TASK TO CARRY OUT>
Pick out each line containing the string "code".

#### DATA FOR THE TASK ####

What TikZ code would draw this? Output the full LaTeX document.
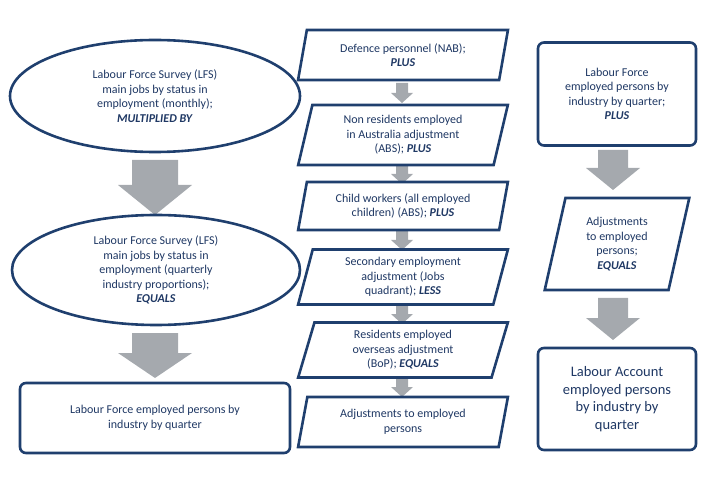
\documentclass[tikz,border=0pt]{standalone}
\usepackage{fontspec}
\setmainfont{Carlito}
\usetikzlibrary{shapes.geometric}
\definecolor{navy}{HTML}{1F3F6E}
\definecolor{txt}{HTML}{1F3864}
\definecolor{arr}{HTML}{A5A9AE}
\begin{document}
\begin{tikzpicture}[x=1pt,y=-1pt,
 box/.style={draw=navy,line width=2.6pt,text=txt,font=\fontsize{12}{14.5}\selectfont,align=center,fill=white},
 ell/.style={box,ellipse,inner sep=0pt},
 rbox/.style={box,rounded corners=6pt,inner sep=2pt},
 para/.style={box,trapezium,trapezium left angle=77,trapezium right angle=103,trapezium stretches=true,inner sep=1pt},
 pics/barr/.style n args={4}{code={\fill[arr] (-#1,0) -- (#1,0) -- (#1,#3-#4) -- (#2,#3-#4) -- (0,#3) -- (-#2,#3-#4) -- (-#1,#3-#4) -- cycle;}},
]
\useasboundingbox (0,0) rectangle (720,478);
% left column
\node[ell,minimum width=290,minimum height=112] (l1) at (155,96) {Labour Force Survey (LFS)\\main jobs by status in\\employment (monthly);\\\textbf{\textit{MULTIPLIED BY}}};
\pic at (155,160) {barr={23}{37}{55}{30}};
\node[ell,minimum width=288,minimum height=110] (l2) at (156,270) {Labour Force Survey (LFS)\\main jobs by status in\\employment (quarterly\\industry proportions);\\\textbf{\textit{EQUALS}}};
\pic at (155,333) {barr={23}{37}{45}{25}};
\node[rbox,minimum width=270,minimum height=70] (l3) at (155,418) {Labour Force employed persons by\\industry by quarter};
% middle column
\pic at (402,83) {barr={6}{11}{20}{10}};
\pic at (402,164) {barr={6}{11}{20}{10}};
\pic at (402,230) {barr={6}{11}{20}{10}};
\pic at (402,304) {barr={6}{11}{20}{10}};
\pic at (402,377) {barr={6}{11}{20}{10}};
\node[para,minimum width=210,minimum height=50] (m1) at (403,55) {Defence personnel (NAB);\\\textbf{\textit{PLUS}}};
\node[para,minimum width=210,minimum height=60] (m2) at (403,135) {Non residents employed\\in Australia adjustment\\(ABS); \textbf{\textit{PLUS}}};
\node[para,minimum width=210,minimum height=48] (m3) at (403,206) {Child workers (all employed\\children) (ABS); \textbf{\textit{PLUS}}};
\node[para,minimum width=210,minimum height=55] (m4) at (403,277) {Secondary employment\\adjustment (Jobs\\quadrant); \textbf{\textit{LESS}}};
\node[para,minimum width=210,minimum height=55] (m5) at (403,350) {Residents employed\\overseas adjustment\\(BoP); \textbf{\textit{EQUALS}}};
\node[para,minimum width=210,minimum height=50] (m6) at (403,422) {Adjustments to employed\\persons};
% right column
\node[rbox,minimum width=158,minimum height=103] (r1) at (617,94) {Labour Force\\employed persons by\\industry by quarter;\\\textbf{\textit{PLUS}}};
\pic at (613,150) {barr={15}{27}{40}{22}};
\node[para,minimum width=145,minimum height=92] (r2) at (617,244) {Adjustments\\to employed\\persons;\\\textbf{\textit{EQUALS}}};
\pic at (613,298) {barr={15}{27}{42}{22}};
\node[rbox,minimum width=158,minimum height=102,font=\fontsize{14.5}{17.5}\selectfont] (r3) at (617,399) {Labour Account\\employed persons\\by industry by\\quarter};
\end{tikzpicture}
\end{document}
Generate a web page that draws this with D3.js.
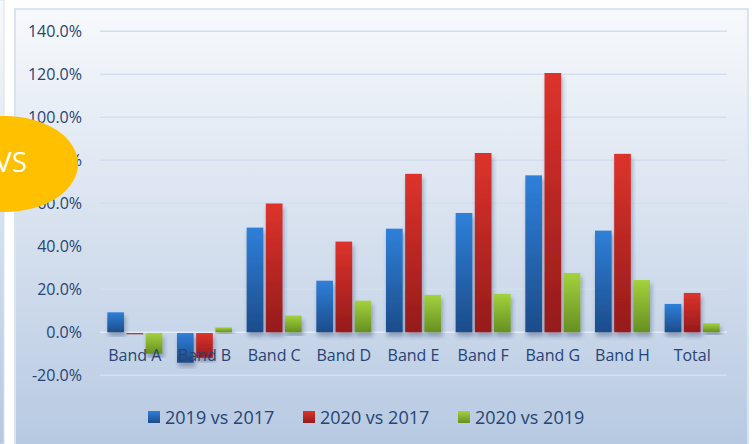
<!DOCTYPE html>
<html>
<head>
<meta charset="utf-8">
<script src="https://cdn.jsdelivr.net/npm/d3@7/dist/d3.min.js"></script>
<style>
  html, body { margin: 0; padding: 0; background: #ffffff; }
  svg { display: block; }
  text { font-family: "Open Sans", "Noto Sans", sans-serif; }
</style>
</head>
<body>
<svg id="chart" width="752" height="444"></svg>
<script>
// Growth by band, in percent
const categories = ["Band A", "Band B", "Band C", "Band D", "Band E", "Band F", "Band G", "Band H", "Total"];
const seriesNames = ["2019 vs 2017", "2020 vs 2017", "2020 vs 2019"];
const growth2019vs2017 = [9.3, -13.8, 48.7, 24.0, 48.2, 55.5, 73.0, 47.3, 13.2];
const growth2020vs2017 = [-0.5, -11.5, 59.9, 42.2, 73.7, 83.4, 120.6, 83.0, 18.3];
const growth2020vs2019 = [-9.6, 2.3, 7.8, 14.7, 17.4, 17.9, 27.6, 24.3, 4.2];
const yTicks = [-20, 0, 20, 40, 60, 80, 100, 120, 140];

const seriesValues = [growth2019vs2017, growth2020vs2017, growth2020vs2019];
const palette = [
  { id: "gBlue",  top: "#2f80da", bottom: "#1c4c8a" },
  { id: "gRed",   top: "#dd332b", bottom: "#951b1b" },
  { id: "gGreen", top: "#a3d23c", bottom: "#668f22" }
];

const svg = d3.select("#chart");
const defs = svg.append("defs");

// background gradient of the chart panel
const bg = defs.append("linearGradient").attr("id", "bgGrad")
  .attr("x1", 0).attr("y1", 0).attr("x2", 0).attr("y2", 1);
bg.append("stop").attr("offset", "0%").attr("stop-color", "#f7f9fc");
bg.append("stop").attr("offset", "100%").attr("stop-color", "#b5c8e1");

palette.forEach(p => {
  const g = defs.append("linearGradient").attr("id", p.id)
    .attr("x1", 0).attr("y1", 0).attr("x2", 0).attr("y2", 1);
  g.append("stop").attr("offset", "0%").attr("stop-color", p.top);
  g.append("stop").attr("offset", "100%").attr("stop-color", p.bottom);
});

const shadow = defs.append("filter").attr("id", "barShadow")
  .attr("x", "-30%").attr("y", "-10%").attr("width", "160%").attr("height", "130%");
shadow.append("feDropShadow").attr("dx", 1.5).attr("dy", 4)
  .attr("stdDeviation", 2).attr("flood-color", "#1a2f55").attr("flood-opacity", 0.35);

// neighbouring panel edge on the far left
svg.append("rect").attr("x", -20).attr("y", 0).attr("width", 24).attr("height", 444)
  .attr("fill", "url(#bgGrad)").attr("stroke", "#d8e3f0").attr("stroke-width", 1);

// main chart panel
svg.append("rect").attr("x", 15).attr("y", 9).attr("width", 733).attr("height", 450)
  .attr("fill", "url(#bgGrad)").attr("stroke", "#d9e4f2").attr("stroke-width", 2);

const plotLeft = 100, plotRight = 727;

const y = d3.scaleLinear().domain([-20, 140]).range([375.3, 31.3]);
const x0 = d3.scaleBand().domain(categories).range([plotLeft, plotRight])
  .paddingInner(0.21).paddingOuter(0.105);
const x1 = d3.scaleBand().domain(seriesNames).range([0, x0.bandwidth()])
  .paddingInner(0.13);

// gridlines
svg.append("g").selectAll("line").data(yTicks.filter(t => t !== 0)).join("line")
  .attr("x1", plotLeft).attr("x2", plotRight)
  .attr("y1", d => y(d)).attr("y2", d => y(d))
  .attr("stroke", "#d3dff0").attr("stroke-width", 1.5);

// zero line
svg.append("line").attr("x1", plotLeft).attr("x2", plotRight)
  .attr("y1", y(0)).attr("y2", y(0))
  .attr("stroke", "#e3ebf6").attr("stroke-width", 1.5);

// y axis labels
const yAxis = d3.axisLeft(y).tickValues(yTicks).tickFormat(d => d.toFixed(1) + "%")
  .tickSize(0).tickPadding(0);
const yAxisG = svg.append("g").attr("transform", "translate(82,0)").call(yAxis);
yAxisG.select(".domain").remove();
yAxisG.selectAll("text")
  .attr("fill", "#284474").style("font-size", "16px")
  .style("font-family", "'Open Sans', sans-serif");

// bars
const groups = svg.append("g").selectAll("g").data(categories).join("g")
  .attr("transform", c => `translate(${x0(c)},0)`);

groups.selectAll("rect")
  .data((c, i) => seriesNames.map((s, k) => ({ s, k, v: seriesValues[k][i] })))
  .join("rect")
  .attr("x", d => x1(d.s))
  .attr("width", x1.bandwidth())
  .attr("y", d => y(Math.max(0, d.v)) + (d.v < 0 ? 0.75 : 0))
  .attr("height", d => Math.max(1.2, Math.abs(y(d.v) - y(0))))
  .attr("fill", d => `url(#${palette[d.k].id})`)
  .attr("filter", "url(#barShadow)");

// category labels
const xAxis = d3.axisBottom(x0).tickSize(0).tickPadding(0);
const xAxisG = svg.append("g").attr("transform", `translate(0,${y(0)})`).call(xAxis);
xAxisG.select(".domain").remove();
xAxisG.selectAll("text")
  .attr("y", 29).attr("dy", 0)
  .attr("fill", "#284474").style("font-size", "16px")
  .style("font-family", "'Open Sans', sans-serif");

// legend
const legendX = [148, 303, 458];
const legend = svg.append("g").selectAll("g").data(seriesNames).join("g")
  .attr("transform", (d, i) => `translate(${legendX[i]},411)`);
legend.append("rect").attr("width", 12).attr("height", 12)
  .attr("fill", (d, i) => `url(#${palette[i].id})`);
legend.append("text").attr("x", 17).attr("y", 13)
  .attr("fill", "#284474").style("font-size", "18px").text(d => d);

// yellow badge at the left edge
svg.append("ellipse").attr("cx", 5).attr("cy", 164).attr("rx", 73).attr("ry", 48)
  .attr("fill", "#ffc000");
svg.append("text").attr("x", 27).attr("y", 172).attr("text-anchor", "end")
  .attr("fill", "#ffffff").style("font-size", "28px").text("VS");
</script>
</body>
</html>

####
#### DATA FOR THE TASK ####

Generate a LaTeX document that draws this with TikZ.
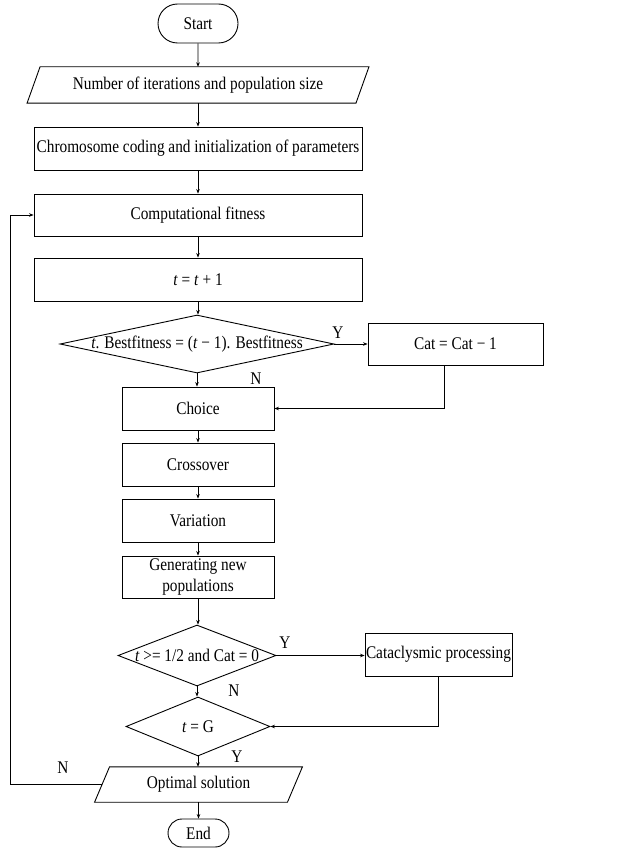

####

RESULT>
What TikZ code would draw this? Output the full LaTeX document.
 pics/barr/.style n args={4}{code={\fill[arr] (-#1,0) -- (#1,0) -- (#1,#3-#4) -- (#2,#3-#4) -- (0,#3) -- (-#2,#3-#4) -- (-#1,#3-#4) -- cycle;}},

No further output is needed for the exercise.